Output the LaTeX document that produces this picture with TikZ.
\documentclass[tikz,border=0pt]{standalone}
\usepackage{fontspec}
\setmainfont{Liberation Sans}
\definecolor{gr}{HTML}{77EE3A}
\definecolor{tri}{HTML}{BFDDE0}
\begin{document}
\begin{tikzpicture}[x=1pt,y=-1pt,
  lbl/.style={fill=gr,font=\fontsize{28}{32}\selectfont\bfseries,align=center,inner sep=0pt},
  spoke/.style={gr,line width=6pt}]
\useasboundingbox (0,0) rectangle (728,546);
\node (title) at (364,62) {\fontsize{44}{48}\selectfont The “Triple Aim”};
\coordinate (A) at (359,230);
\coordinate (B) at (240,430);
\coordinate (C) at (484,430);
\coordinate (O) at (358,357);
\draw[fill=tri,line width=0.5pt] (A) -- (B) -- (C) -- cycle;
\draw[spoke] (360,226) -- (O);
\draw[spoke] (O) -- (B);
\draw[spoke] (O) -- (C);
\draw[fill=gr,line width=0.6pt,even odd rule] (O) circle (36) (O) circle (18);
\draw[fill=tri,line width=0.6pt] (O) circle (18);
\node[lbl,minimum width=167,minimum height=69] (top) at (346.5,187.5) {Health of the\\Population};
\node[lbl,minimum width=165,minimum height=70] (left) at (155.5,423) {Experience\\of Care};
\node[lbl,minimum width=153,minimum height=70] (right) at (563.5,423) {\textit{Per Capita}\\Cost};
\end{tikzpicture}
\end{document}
******************************
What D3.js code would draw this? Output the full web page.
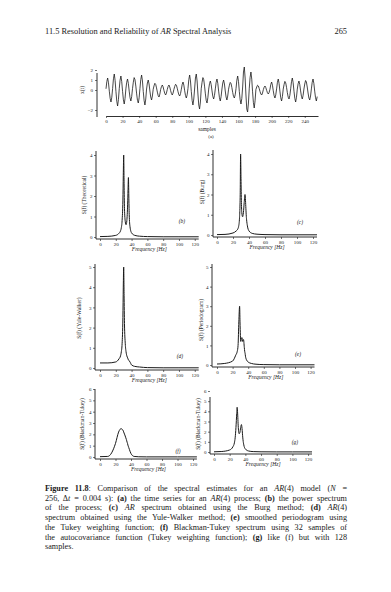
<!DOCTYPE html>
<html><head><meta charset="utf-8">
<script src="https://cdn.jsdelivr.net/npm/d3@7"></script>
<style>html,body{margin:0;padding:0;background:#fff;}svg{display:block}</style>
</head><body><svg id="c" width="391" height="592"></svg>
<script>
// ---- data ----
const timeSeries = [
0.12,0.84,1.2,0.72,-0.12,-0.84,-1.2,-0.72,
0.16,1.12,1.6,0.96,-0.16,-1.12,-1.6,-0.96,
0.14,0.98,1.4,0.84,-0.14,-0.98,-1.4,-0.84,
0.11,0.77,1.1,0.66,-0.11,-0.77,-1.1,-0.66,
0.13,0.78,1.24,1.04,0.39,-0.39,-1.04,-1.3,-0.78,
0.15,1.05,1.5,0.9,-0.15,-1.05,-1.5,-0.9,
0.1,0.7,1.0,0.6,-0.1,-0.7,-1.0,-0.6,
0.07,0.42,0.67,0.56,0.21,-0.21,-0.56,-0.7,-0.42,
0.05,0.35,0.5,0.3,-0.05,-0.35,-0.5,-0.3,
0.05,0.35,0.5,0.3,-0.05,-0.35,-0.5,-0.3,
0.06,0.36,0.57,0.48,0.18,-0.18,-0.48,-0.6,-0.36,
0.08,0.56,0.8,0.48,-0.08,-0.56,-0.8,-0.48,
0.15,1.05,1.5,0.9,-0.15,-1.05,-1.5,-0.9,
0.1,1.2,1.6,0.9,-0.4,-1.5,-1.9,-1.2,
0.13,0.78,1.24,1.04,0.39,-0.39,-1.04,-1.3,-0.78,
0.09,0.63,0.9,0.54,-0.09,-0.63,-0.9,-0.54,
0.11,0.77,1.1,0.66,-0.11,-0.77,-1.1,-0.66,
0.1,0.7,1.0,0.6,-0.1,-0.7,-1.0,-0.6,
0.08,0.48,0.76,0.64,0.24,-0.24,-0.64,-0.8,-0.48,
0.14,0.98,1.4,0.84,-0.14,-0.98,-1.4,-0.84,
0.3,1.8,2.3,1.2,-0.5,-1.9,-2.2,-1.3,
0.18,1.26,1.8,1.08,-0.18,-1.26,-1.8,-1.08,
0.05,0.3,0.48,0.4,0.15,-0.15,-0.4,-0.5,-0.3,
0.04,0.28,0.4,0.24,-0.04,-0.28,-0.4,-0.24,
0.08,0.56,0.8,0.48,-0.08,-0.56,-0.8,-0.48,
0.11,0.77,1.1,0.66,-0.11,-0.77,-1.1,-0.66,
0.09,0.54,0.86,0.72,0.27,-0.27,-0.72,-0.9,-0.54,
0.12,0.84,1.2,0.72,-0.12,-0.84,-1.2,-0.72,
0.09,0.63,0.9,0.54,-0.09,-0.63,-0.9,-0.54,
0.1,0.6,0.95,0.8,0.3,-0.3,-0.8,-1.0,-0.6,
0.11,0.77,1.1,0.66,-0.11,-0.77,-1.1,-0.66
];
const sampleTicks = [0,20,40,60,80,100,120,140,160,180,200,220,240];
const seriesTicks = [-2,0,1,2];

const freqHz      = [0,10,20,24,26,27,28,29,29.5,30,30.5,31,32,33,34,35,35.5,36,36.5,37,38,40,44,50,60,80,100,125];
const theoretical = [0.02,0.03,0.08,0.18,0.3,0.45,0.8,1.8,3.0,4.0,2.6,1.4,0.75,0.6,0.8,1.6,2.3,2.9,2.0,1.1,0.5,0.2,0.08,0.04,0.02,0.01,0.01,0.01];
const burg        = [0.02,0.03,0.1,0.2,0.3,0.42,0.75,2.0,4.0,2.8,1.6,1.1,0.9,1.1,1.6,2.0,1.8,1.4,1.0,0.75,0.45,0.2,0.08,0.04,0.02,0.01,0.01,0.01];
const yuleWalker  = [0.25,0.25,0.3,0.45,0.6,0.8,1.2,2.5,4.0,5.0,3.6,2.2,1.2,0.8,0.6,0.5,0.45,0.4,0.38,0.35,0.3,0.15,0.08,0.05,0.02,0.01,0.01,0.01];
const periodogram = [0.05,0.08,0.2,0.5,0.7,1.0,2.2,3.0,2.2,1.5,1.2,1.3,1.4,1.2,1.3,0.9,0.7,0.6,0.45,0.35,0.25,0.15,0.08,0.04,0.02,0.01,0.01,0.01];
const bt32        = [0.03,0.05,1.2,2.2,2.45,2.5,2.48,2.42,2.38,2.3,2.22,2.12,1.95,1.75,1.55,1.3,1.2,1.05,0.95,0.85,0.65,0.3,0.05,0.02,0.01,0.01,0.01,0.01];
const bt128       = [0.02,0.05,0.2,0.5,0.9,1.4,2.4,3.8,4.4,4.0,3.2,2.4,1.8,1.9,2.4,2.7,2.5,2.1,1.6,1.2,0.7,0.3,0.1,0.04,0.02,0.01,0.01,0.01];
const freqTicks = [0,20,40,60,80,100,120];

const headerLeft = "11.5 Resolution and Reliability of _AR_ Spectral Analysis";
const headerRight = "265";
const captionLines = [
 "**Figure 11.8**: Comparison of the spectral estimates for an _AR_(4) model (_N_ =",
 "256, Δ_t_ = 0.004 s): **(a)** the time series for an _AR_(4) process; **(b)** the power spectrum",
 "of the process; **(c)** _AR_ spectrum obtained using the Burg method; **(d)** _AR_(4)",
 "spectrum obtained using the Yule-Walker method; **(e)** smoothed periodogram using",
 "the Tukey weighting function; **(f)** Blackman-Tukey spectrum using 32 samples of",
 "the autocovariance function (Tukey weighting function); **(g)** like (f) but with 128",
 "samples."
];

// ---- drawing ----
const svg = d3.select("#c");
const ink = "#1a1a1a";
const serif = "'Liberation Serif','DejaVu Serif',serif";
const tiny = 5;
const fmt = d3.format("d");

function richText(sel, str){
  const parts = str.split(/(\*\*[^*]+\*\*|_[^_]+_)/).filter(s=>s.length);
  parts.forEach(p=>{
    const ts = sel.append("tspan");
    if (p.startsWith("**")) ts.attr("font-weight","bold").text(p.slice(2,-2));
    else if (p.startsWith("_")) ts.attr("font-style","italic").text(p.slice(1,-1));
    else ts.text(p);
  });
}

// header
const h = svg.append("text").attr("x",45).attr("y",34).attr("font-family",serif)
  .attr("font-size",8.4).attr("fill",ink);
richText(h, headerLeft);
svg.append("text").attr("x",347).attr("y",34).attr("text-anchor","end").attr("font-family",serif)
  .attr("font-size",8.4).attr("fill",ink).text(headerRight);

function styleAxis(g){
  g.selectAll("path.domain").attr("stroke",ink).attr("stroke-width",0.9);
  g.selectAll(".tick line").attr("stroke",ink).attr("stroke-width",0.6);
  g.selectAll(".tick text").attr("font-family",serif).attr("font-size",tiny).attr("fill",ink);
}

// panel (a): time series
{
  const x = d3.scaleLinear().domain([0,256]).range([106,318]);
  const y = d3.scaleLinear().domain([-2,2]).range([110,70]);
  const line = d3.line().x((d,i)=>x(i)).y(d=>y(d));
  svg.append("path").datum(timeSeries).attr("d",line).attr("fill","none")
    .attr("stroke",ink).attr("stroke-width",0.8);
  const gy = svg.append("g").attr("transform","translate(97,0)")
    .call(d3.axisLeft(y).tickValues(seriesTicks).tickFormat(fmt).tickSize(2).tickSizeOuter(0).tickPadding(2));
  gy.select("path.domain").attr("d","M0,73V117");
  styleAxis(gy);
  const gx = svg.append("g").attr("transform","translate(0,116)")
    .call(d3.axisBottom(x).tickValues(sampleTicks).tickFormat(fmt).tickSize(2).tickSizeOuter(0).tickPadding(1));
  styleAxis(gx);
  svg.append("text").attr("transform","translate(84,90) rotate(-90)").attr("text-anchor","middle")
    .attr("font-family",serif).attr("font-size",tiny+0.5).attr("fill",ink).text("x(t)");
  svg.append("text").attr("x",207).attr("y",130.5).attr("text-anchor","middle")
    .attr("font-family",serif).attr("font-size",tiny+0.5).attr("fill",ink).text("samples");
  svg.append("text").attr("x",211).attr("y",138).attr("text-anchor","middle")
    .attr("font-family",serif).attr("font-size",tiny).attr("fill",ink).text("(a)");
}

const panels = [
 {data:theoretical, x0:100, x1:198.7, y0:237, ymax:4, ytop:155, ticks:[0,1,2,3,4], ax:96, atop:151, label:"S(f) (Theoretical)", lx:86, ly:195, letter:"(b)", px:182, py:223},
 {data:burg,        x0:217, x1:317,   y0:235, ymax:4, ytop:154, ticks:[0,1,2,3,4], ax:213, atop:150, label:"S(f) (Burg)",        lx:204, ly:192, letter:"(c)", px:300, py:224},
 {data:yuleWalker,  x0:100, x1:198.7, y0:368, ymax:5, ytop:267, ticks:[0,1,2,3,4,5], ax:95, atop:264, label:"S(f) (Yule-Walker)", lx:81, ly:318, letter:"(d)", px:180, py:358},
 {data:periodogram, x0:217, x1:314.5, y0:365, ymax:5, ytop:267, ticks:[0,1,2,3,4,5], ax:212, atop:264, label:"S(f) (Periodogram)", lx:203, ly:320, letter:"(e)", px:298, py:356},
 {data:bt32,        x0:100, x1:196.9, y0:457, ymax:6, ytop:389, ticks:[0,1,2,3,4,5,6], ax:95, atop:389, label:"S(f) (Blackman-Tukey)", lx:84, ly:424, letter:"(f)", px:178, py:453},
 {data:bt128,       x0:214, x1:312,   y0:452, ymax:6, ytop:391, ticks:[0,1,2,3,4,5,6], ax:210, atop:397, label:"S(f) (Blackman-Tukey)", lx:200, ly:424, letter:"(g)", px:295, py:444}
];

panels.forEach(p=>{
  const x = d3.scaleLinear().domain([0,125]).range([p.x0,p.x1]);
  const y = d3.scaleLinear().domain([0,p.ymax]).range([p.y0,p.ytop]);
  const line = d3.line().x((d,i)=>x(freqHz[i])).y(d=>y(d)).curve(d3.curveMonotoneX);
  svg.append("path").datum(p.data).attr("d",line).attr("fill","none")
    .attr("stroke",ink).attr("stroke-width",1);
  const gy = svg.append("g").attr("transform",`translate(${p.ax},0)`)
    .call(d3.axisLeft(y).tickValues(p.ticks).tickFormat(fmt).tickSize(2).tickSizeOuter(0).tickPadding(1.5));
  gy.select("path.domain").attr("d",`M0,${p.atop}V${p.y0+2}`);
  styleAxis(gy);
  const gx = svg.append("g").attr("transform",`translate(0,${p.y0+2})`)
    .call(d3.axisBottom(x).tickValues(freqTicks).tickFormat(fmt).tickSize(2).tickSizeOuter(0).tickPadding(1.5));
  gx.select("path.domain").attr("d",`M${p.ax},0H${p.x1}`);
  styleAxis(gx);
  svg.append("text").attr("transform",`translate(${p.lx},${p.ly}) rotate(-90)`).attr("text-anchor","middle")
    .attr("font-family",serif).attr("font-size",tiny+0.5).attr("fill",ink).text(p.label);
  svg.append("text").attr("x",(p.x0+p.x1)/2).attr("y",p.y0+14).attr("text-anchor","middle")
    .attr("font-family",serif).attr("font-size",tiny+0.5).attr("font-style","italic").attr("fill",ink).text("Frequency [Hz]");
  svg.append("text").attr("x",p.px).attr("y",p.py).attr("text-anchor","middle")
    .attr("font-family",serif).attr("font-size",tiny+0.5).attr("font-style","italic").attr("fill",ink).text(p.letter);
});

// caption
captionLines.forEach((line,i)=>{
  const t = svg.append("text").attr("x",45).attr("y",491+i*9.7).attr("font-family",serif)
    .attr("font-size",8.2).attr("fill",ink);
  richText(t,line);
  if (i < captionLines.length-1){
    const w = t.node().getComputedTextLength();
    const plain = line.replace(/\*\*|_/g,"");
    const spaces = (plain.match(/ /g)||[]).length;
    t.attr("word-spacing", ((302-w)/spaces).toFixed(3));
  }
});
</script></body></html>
******************************
* _Given task_:
Take each line of the material that contains the word "Output" and list it.

* _Reply_:
Output the LaTeX document that produces this picture with TikZ.
What D3.js code would draw this? Output the full web page.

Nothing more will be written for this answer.